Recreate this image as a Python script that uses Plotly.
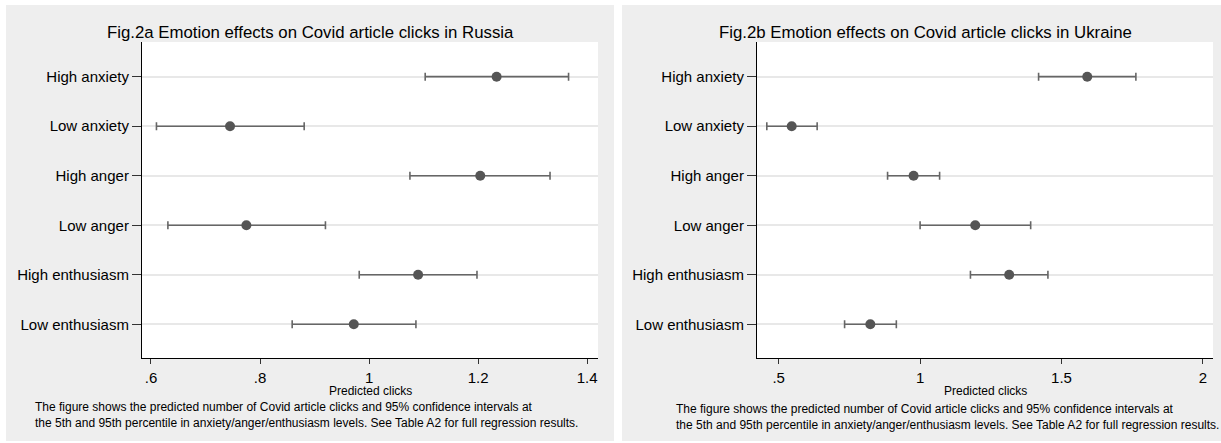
import plotly.graph_objects as go

categories = ["High anxiety", "Low anxiety", "High anger", "Low anger",
              "High enthusiasm", "Low enthusiasm"]

# Russia (Fig.2a)
ru_est = [1.234, 0.745, 1.204, 0.775, 1.090, 0.972]
ru_lo = [1.103, 0.610, 1.075, 0.631, 0.982, 0.859]
ru_hi = [1.366, 0.881, 1.332, 0.920, 1.198, 1.086]

# Ukraine (Fig.2b)
ua_est = [1.591, 0.546, 0.977, 1.195, 1.315, 0.824]
ua_lo = [1.419, 0.458, 0.885, 1.000, 1.178, 0.733]
ua_hi = [1.763, 0.636, 1.069, 1.391, 1.452, 0.916]

ru_tickvals = [0.6, 0.8, 1.0, 1.2, 1.4]
ru_ticktext = [".6", ".8", "1", "1.2", "1.4"]
ua_tickvals = [0.5, 1.0, 1.5, 2.0]
ua_ticktext = [".5", "1", "1.5", "2"]

titles = ["Fig.2a Emotion effects on Covid article clicks in Russia",
          "Fig.2b Emotion effects on Covid article clicks in Ukraine"]
xtitle = "Predicted clicks"
note1 = "The figure shows the predicted number of Covid article clicks and 95% confidence intervals at"
note2 = "the 5th and 95th percentile in anxiety/anger/enthusiasm levels. See Table A2 for full regression results."

W, H = 1221, 443
FONT = "Liberation Sans, Arial, Helvetica, sans-serif"
PANEL = "#EEEEEE"
MARK = "#555555"
CI = "#666666"

def px(x):
    return x / W

def py(y):
    return 1 - y / H

fig = go.Figure()

panels = [
    dict(est=ru_est, lo=ru_lo, hi=ru_hi, xa="x", ya="y",
         plot=(142, 598), panel=(6, 614), rng=[0.5835, 1.420],
         tv=ru_tickvals, tt=ru_ticktext, title=titles[0], note_x=34),
    dict(est=ua_est, lo=ua_lo, hi=ua_hi, xa="x2", ya="y2",
         plot=(757, 1213), panel=(622, 1228), rng=[0.4233, 2.0357],
         tv=ua_tickvals, tt=ua_ticktext, title=titles[1], note_x=675),
]

top, bottom = 42, 358
shapes = []
annotations = []
for i, p in enumerate(panels):
    plus = [h - e for h, e in zip(p["hi"], p["est"])]
    minus = [e - l for e, l in zip(p["est"], p["lo"])]
    fig.add_trace(go.Scatter(
        x=p["est"], y=categories, mode="markers",
        xaxis=p["xa"], yaxis=p["ya"],
        marker=dict(color=MARK, size=10),
        error_x=dict(type="data", array=plus, arrayminus=minus,
                     color=CI, thickness=1.6, width=4),
        showlegend=False, hoverinfo="x+y",
    ))
    # gray panel background
    shapes.append(dict(type="rect", xref="paper", yref="paper",
                       x0=px(p["panel"][0]), x1=px(p["panel"][1]),
                       y0=py(441), y1=py(5), fillcolor=PANEL,
                       line=dict(width=0), layer="below"))
    # white plot area
    shapes.append(dict(type="rect", xref="paper", yref="paper",
                       x0=px(p["plot"][0]), x1=px(p["plot"][1]),
                       y0=py(bottom), y1=py(top), fillcolor="white",
                       line=dict(width=0), layer="below"))
    cx_panel = (p["panel"][0] + p["panel"][1]) / 2
    cx_plot = (p["plot"][0] + p["plot"][1]) / 2
    annotations.append(dict(text=p["title"], x=px(cx_panel), y=py(32),
                            xref="paper", yref="paper", xanchor="center",
                            yanchor="middle", showarrow=False,
                            font=dict(family=FONT, size=16.8, color="black")))
    annotations.append(dict(text=xtitle, x=px(cx_plot), y=py(391),
                            xref="paper", yref="paper", xanchor="center",
                            yanchor="middle", showarrow=False,
                            font=dict(family=FONT, size=12, color="black")))
    dy = 0 if i == 0 else 2
    annotations.append(dict(text=note1 + "<br>" + note2,
                            x=px(p["note_x"]), y=py(415 + dy),
                            xref="paper", yref="paper", xanchor="left",
                            yanchor="middle", align="left", showarrow=False,
                            borderpad=0,
                            font=dict(family=FONT, size=12, color="black")))

def xaxis_cfg(p, anchor):
    return dict(domain=[px(p["plot"][0]), px(p["plot"][1])], range=p["rng"],
                anchor=anchor, tickvals=p["tv"], ticktext=p["tt"],
                showgrid=False, zeroline=False, showline=True,
                linecolor="black", linewidth=1.2, ticks="outside",
                ticklen=5, tickcolor="#333333", tickwidth=1.2,
                tickfont=dict(family=FONT, size=15, color="black"),
                ticklabelstandoff=1)

def yaxis_cfg(p, anchor):
    return dict(domain=[py(bottom), py(top)], anchor=anchor,
                type="category", categoryorder="array",
                categoryarray=categories, range=[5.68, -0.70],
                showgrid=True, gridcolor="#E8E8E8", gridwidth=1.5,
                zeroline=False, showline=True, linecolor="black",
                linewidth=1.2, ticks="outside", ticklen=9,
                tickcolor="#333333", tickwidth=1.2,
                tickfont=dict(family=FONT, size=15, color="black"),
                ticklabelstandoff=0)

fig.update_layout(
    width=W, height=H,
    margin=dict(l=0, r=0, t=0, b=0),
    paper_bgcolor="white",
    plot_bgcolor="rgba(0,0,0,0)",
    xaxis=xaxis_cfg(panels[0], "y"),
    yaxis=yaxis_cfg(panels[0], "x"),
    xaxis2=xaxis_cfg(panels[1], "y2"),
    yaxis2=yaxis_cfg(panels[1], "x2"),
    shapes=shapes,
    annotations=annotations,
    font=dict(family=FONT, color="black"),
)

fig.write_html("out.html",
               config={"displayModeBar": False},
               post_script="document.body.style.margin='0';"
                           "document.body.style.overflow='hidden';")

The problem: Images in the data above are to be skipped. Retype all other material exactly.

Solution to the problem:
Recreate this image as a Python script that uses Plotly.
import plotly.graph_objects as go

categories = ["High anxiety", "Low anxiety", "High anger", "Low anger",
              "High enthusiasm", "Low enthusiasm"]

# Russia (Fig.2a)
ru_est = [1.234, 0.745, 1.204, 0.775, 1.090, 0.972]
ru_lo = [1.103, 0.610, 1.075, 0.631, 0.982, 0.859]
ru_hi = [1.366, 0.881, 1.332, 0.920, 1.198, 1.086]

# Ukraine (Fig.2b)
ua_est = [1.591, 0.546, 0.977, 1.195, 1.315, 0.824]
ua_lo = [1.419, 0.458, 0.885, 1.000, 1.178, 0.733]
ua_hi = [1.763, 0.636, 1.069, 1.391, 1.452, 0.916]

ru_tickvals = [0.6, 0.8, 1.0, 1.2, 1.4]
ru_ticktext = [".6", ".8", "1", "1.2", "1.4"]
ua_tickvals = [0.5, 1.0, 1.5, 2.0]
ua_ticktext = [".5", "1", "1.5", "2"]

titles = ["Fig.2a Emotion effects on Covid article clicks in Russia",
          "Fig.2b Emotion effects on Covid article clicks in Ukraine"]
xtitle = "Predicted clicks"
note1 = "The figure shows the predicted number of Covid article clicks and 95% confidence intervals at"
note2 = "the 5th and 95th percentile in anxiety/anger/enthusiasm levels. See Table A2 for full regression results."

W, H = 1221, 443
FONT = "Liberation Sans, Arial, Helvetica, sans-serif"
PANEL = "#EEEEEE"
MARK = "#555555"
CI = "#666666"

def px(x):
    return x / W

def py(y):
    return 1 - y / H

fig = go.Figure()

panels = [
    dict(est=ru_est, lo=ru_lo, hi=ru_hi, xa="x", ya="y",
         plot=(142, 598), panel=(6, 614), rng=[0.5835, 1.420],
         tv=ru_tickvals, tt=ru_ticktext, title=titles[0], note_x=34),
    dict(est=ua_est, lo=ua_lo, hi=ua_hi, xa="x2", ya="y2",
         plot=(757, 1213), panel=(622, 1228), rng=[0.4233, 2.0357],
         tv=ua_tickvals, tt=ua_ticktext, title=titles[1], note_x=675),
]

top, bottom = 42, 358
shapes = []
annotations = []
for i, p in enumerate(panels):
    plus = [h - e for h, e in zip(p["hi"], p["est"])]
    minus = [e - l for e, l in zip(p["est"], p["lo"])]
    fig.add_trace(go.Scatter(
        x=p["est"], y=categories, mode="markers",
        xaxis=p["xa"], yaxis=p["ya"],
        marker=dict(color=MARK, size=10),
        error_x=dict(type="data", array=plus, arrayminus=minus,
                     color=CI, thickness=1.6, width=4),
        showlegend=False, hoverinfo="x+y",
    ))
    # gray panel background
    shapes.append(dict(type="rect", xref="paper", yref="paper",
                       x0=px(p["panel"][0]), x1=px(p["panel"][1]),
                       y0=py(441), y1=py(5), fillcolor=PANEL,
                       line=dict(width=0), layer="below"))
    # white plot area
    shapes.append(dict(type="rect", xref="paper", yref="paper",
                       x0=px(p["plot"][0]), x1=px(p["plot"][1]),
                       y0=py(bottom), y1=py(top), fillcolor="white",
                       line=dict(width=0), layer="below"))
    cx_panel = (p["panel"][0] + p["panel"][1]) / 2
    cx_plot = (p["plot"][0] + p["plot"][1]) / 2
    annotations.append(dict(text=p["title"], x=px(cx_panel), y=py(32),
                            xref="paper", yref="paper", xanchor="center",
                            yanchor="middle", showarrow=False,
                            font=dict(family=FONT, size=16.8, color="black")))
    annotations.append(dict(text=xtitle, x=px(cx_plot), y=py(391),
                            xref="paper", yref="paper", xanchor="center",
                            yanchor="middle", showarrow=False,
                            font=dict(family=FONT, size=12, color="black")))
    dy = 0 if i == 0 else 2
    annotations.append(dict(text=note1 + "<br>" + note2,
                            x=px(p["note_x"]), y=py(415 + dy),
                            xref="paper", yref="paper", xanchor="left",
                            yanchor="middle", align="left", showarrow=False,
                            borderpad=0,
                            font=dict(family=FONT, size=12, color="black")))

def xaxis_cfg(p, anchor):
    return dict(domain=[px(p["plot"][0]), px(p["plot"][1])], range=p["rng"],
                anchor=anchor, tickvals=p["tv"], ticktext=p["tt"],
                showgrid=False, zeroline=False, showline=True,
                linecolor="black", linewidth=1.2, ticks="outside",
                ticklen=5, tickcolor="#333333", tickwidth=1.2,
                tickfont=dict(family=FONT, size=15, color="black"),
                ticklabelstandoff=1)

def yaxis_cfg(p, anchor):
    return dict(domain=[py(bottom), py(top)], anchor=anchor,
                type="category", categoryorder="array",
                categoryarray=categories, range=[5.68, -0.70],
                showgrid=True, gridcolor="#E8E8E8", gridwidth=1.5,
                zeroline=False, showline=True, linecolor="black",
                linewidth=1.2, ticks="outside", ticklen=9,
                tickcolor="#333333", tickwidth=1.2,
                tickfont=dict(family=FONT, size=15, color="black"),
                ticklabelstandoff=0)

fig.update_layout(
    width=W, height=H,
    margin=dict(l=0, r=0, t=0, b=0),
    paper_bgcolor="white",
    plot_bgcolor="rgba(0,0,0,0)",
    xaxis=xaxis_cfg(panels[0], "y"),
    yaxis=yaxis_cfg(panels[0], "x"),
    xaxis2=xaxis_cfg(panels[1], "y2"),
    yaxis2=yaxis_cfg(panels[1], "x2"),
    shapes=shapes,
    annotations=annotations,
    font=dict(family=FONT, color="black"),
)

fig.write_html("out.html",
               config={"displayModeBar": False},
               post_script="document.body.style.margin='0';"
                           "document.body.style.overflow='hidden';")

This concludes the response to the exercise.